I then realized, that I may no longer be in the presence of Sachiel, Angel of Jupiter, but I had unlocked the influence of his sphere again. The overwhelming flow had began the moment I had committed to the ritual and was continuing to flow through whatever I was giving my attention to.

Okay.

Then, instead of trying to listen to everything, I need to listen to one thing. Instead of dragging a wide net in the water, time to use a baited rod. I turned around to face the table with the still burning incense and candle. Between the two, the scrying globe sat still. I had the words of the angel, time to listen for what is reflected from the sphere.

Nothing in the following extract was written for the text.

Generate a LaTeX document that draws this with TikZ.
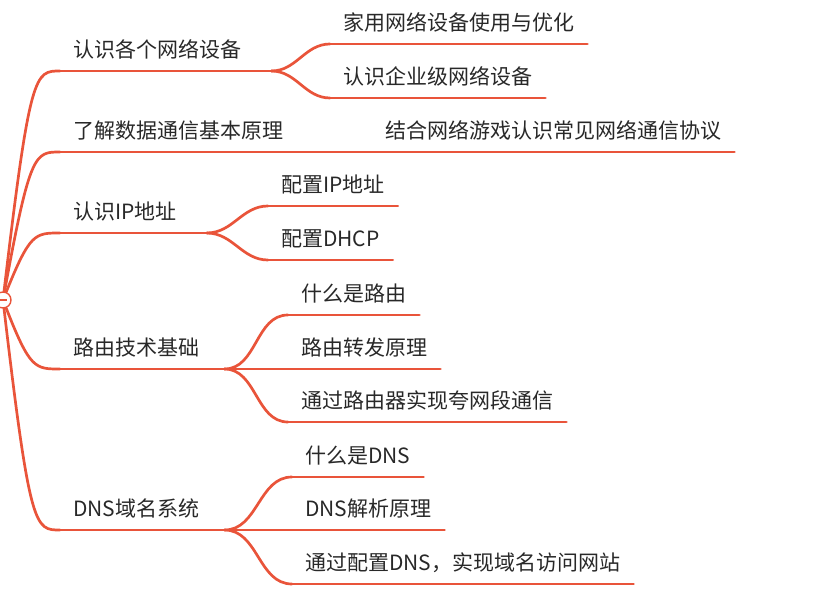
\documentclass[tikz,border=0pt]{standalone}
\usepackage{fontspec}
\setmainfont{Noto Sans CJK SC}
\definecolor{branchred}{RGB}{233,84,58}
\definecolor{topictext}{RGB}{40,40,40}
\tikzset{
  topic/.style={anchor=south west, inner xsep=13pt, inner ysep=0pt,
    text height=17pt, text depth=13pt,
    font=\fontsize{21}{24}\selectfont, text=topictext},
  branch/.style={draw=branchred, line width=2.7pt, line cap=round},
}
\begin{document}
\begin{tikzpicture}[x=1pt, y=-1pt]
\useasboundingbox (0,0) rectangle (818,593);

% Root (collapsed marker at the left edge)
\node[circle, draw=branchred, fill=white, line width=1.4pt, minimum size=16pt, inner sep=0pt] (root) at (3,300) {};
\draw[branchred, line width=1.6pt] ([xshift=-5pt]root.center) -- ([xshift=4pt]root.center);

% Main topics
\node[topic] (dev)   at (60,71)  {认识各个网络设备};
\node[topic] (comm)  at (60,152) {了解数据通信基本原理};
\node[topic] (ip)    at (60,233) {认识IP地址};
\node[topic] (route) at (60,369) {路由技术基础};
\node[topic] (dns)   at (60,530) {DNS域名系统};

% Subtopics
\node[topic] (home)   at (330,44)  {家用网络设备使用与优化};
\node[topic] (ent)    at (330,98)  {认识企业级网络设备};
\node[topic] (proto)  at (372,152) {结合网络游戏认识常见网络通信协议};
\node[topic] (ipcfg)  at (268,206) {配置IP地址};
\node[topic] (dhcp)   at (268,260) {配置DHCP};
\node[topic] (rwhat)  at (288,315) {什么是路由};
\node[topic] (rfwd)   at (288,369) {路由转发原理};
\node[topic] (rcross) at (288,422) {通过路由器实现夸网段通信};
\node[topic] (dwhat)  at (292,477) {什么是DNS};
\node[topic] (dres)   at (292,530) {DNS解析原理};
\node[topic] (dweb)   at (292,584) {通过配置DNS，实现域名访问网站};

% Fork points
\coordinate (devfork)   at ([xshift=17pt]dev.south east);
\coordinate (ipfork)    at ([xshift=17pt]ip.south east);
\coordinate (routefork) at ([xshift=12pt]route.south east);
\coordinate (dnsfork)   at ([xshift=12pt]dns.south east);

% Root to main topics
\draw[branch] (root) .. controls (30,71) and (35,71) .. (dev.south west);
\draw[branch] (root) .. controls (30,152) and (35,152) .. (comm.south west);
\draw[branch] (root) .. controls (30,233) and (35,233) .. (ip.south west);
\draw[branch] (root) .. controls (30,369) and (35,369) .. (route.south west);
\draw[branch] (root) .. controls (30,530) and (35,530) .. (dns.south west);

% Underlines of main topics
\draw[branch] (dev.south west) -- (devfork);
\draw[branch] (comm.south west) -- (comm.south east);
\draw[branch] (ip.south west) -- (ipfork);
\draw[branch] (route.south west) -- (routefork);
\draw[branch] (dns.south west) -- (dnsfork);

% Main topics to subtopics
\draw[branch] (devfork) to[out=0, in=180] (home.south west);
\draw[branch] (devfork) to[out=0, in=180] (ent.south west);
\draw[branch] (comm.south east) -- (proto.south west);
\draw[branch] (ipfork) to[out=0, in=180] (ipcfg.south west);
\draw[branch] (ipfork) to[out=0, in=180] (dhcp.south west);
\draw[branch] (routefork) to[out=0, in=180] (rwhat.south west);
\draw[branch] (routefork) -- (rfwd.south west);
\draw[branch] (routefork) to[out=0, in=180] (rcross.south west);
\draw[branch] (dnsfork) to[out=0, in=180] (dwhat.south west);
\draw[branch] (dnsfork) -- (dres.south west);
\draw[branch] (dnsfork) to[out=0, in=180] (dweb.south west);

% Underlines of subtopics
\foreach \n in {home, ent, proto, ipcfg, dhcp, rwhat, rfwd, rcross, dwhat, dres, dweb}
  \draw[branch] (\n.south west) -- (\n.south east);

\end{tikzpicture}
\end{document}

I heard again the commentators that preceded the angel’s presence. Again, it was like sitting in a crowded hall while everyone around you is engaged in conversation with everyone else. But this time, I meant to eavesdrop with the directive that if it was meant for me to hear, it will be spoke clearly.

What came from focusing on the sphere’s reflection can be written down as this: “Just because it is in view, doesn’t mean it is yours to take. Just because you are capable, doesn’t mean it is yours to complete. It is the nature of royalty to rule over everything, but it is not the nature of royalty to do everything. Just as the king delegates what is worthy to ministers and generals while discarding what is not, so to much you choose what to take on for yourself, what to grant to others on your behalf, and what to leave behind. Complete things in their season and store up when their season ends. Pick up what you need to reach your goal and place aside what you do not. For all that is permissible to you, little is profitable. Learn the difference and act accordingly.”

The murmuring ended and I opened eyes I did not realize I had closed. I looked at the incense just in time to watch it burn completely out. I wrote down the words that no longer squirmed to be recognized before moving to put out the candle.

And with that, today’s session is complete.